** Dataset entries **
= = = =

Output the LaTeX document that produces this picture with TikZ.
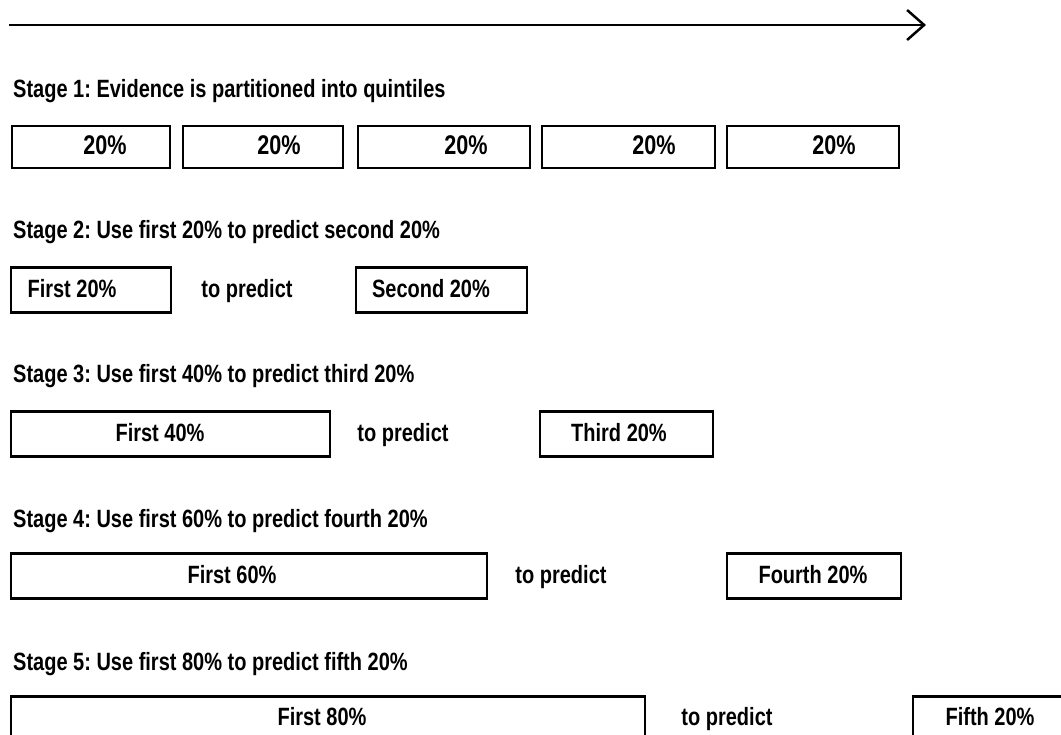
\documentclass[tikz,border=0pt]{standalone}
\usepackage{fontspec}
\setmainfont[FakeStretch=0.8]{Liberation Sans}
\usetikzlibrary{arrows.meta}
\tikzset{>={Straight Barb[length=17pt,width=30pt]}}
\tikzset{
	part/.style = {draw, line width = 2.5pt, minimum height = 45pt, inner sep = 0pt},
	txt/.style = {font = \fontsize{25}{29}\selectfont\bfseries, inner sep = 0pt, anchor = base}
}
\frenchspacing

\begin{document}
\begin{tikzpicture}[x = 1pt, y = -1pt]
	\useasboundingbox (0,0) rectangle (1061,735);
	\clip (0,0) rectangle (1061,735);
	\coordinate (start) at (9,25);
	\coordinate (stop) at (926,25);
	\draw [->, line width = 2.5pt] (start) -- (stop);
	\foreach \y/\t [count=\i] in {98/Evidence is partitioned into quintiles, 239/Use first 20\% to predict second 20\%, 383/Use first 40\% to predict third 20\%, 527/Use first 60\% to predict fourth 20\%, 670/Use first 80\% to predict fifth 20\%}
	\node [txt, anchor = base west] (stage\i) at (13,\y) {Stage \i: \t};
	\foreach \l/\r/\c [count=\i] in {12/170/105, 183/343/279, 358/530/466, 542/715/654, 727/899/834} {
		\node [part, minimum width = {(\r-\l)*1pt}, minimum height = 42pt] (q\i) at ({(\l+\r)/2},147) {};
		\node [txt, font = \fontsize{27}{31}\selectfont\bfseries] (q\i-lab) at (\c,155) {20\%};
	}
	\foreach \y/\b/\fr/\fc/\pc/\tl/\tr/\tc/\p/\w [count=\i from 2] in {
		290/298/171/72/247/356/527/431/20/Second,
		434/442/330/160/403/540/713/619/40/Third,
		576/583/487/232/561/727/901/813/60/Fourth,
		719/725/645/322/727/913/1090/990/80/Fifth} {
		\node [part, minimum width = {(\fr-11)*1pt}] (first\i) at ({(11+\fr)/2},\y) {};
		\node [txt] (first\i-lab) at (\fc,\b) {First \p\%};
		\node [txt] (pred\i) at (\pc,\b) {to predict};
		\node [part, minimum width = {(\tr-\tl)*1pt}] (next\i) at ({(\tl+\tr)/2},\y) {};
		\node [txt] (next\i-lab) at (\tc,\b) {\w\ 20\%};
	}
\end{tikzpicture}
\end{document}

= = = =

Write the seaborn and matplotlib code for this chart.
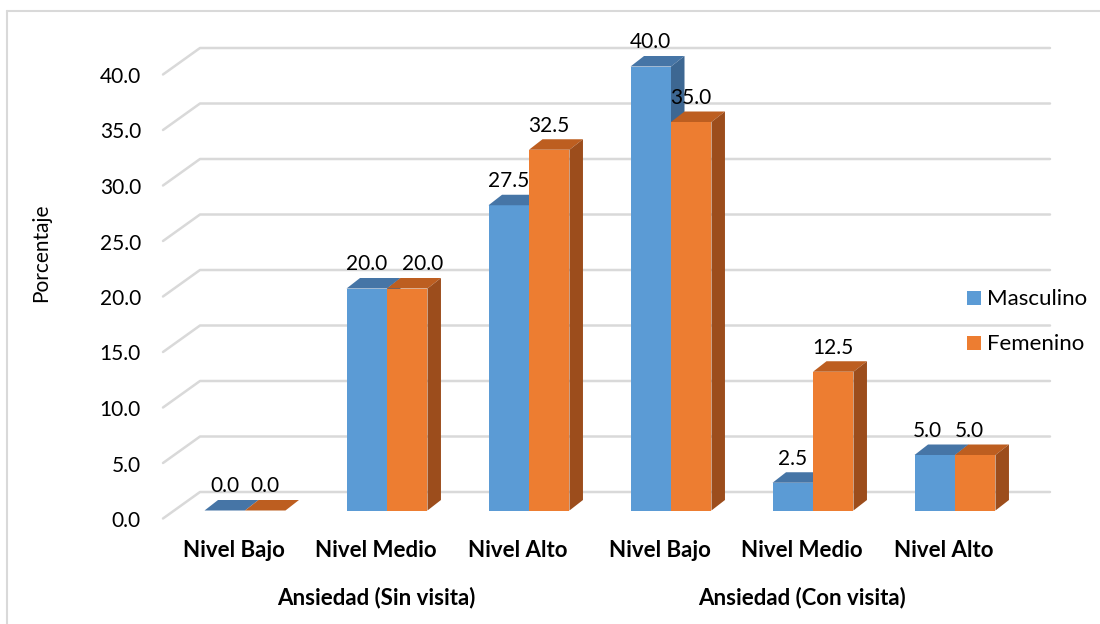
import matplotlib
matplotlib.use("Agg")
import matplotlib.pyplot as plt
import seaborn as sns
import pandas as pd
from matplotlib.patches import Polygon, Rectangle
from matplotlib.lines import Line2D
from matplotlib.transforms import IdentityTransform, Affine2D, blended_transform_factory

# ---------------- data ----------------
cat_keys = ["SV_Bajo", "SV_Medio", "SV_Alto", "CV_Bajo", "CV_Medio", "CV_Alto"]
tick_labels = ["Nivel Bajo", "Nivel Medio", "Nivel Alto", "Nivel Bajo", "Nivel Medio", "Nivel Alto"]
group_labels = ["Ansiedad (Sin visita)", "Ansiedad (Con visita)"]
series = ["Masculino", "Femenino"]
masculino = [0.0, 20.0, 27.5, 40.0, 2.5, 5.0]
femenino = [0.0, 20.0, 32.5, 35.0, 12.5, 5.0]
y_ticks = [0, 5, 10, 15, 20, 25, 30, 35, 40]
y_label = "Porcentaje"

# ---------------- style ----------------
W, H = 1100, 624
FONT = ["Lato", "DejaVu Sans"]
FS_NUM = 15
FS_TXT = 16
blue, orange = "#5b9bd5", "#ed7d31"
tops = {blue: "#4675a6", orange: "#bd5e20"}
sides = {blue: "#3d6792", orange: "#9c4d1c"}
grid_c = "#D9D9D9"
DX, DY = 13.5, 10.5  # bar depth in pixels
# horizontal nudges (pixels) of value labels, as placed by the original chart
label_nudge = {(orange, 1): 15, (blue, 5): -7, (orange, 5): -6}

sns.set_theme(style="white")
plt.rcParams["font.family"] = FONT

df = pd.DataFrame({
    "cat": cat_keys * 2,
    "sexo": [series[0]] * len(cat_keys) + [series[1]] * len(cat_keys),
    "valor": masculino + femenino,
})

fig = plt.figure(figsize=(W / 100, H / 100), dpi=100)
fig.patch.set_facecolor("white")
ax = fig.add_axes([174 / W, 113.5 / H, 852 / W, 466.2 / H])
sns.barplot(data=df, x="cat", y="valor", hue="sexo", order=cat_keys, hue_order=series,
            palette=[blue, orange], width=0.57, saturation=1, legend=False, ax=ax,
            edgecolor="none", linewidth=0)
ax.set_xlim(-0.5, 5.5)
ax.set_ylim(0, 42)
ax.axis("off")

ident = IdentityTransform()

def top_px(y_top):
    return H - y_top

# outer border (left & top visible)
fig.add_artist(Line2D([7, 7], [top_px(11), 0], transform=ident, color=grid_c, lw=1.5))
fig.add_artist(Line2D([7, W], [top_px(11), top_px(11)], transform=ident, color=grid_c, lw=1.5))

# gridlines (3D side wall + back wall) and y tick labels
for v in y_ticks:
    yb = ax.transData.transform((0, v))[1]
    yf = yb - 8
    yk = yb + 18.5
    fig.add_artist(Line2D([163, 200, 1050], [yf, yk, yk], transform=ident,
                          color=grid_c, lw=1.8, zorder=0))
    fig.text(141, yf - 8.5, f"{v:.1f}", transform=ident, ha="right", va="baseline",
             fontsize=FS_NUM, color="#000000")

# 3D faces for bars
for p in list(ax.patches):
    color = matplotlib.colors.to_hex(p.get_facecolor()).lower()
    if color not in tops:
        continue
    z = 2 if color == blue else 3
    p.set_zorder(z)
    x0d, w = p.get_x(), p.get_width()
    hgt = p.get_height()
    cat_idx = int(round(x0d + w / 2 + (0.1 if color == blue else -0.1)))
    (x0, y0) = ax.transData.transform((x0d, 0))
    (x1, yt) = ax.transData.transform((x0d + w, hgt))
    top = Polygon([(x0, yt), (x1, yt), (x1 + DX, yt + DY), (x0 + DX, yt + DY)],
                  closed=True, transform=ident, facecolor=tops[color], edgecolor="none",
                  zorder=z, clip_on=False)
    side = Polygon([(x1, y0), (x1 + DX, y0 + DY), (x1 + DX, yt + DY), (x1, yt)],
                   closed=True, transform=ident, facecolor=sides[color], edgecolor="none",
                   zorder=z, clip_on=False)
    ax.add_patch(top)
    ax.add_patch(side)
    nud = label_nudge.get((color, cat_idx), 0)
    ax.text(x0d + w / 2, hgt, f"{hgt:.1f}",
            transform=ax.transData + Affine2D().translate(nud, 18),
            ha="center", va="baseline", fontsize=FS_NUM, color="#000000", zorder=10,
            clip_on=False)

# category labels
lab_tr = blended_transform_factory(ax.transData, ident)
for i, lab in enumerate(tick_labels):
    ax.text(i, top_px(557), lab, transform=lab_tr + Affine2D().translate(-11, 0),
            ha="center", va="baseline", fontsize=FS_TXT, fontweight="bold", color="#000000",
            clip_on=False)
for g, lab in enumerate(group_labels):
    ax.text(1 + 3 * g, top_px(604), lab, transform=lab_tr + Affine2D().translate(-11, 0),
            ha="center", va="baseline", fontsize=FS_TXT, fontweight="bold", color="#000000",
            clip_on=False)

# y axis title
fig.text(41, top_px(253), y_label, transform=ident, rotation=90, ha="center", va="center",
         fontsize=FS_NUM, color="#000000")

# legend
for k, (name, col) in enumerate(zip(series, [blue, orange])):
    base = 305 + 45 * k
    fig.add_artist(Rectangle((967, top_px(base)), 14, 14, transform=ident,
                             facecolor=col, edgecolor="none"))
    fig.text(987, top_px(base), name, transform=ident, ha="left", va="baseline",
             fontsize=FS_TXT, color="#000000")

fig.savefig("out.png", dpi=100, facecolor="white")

= = = =

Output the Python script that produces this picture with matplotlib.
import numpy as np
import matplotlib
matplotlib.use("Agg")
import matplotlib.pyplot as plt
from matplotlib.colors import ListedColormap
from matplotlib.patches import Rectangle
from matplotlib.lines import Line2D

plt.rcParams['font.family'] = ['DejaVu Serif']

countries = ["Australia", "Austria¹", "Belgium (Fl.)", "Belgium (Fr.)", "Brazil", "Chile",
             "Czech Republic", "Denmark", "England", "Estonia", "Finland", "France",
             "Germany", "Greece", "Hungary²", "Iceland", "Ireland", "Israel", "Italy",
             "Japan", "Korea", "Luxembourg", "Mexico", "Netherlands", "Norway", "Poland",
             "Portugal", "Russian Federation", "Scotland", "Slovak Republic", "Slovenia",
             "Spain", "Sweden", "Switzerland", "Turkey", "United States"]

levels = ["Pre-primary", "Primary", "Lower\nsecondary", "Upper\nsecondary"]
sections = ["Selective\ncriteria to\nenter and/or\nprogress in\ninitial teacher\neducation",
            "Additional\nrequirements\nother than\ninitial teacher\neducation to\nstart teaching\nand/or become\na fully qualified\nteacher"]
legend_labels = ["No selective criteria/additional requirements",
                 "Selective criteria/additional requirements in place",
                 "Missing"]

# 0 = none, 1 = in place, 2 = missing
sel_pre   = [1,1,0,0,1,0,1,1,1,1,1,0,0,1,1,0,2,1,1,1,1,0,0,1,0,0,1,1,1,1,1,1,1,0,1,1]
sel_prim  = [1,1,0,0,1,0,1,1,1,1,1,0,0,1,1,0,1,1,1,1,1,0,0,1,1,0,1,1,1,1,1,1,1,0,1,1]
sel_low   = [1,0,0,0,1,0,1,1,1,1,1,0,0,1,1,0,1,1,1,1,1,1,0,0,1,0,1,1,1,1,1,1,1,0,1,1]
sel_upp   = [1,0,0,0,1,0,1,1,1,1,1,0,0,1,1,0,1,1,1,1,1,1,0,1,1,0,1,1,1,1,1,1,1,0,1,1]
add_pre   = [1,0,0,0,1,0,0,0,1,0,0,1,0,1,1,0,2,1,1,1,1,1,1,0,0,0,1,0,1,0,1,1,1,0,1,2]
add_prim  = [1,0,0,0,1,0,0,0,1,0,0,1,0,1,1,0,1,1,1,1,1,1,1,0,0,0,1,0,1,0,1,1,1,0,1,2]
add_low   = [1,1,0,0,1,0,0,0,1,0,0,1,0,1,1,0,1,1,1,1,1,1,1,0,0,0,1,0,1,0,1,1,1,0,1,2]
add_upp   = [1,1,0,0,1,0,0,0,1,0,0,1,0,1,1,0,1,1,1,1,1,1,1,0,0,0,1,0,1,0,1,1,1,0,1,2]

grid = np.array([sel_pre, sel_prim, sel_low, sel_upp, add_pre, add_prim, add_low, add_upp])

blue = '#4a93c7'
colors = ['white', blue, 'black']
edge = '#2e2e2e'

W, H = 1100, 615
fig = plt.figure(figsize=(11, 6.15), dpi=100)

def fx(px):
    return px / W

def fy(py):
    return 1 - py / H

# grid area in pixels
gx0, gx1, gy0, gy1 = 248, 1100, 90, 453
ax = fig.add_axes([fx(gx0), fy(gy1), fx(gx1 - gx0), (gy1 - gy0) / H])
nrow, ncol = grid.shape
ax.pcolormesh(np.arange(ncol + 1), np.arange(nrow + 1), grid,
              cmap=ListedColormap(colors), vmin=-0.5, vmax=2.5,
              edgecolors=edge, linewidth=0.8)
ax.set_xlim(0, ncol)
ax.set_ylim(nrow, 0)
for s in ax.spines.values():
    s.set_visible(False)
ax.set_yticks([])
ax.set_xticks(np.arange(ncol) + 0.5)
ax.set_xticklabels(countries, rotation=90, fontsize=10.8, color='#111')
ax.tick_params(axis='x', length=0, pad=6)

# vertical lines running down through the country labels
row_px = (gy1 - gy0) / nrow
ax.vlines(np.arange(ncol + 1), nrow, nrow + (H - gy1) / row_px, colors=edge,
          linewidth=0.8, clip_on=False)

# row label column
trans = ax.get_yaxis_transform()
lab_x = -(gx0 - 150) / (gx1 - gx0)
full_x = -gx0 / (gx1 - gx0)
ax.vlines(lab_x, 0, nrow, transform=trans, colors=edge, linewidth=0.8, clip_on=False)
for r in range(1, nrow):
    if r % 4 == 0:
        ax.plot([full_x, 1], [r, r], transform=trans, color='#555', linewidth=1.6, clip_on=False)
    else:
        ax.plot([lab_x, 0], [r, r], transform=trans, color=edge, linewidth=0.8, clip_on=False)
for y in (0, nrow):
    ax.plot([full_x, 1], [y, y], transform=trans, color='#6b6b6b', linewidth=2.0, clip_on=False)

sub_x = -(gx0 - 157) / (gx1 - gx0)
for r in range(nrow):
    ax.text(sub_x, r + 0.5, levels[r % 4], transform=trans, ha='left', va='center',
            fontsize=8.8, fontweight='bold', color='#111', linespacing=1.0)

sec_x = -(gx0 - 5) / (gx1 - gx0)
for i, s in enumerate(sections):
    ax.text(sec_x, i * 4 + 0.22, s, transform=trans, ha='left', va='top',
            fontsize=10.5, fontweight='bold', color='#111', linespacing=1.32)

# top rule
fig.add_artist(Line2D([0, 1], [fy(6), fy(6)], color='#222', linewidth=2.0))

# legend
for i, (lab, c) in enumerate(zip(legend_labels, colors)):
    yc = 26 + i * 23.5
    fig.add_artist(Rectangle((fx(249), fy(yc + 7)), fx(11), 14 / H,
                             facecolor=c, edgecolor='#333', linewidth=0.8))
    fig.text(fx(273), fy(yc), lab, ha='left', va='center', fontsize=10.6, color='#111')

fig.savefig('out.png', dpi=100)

= = = =

** Your objective **
Give again the lines from "Write the seaborn" to "from matplotlib.transforms import" exactly, both of those lines included, and do not include any pictures.

** Task result **
Write the seaborn and matplotlib code for this chart.
import matplotlib
matplotlib.use("Agg")
import matplotlib.pyplot as plt
import seaborn as sns
import pandas as pd
from matplotlib.patches import Polygon, Rectangle
from matplotlib.lines import Line2D
from matplotlib.transforms import IdentityTransform, Affine2D, blended_transform_factory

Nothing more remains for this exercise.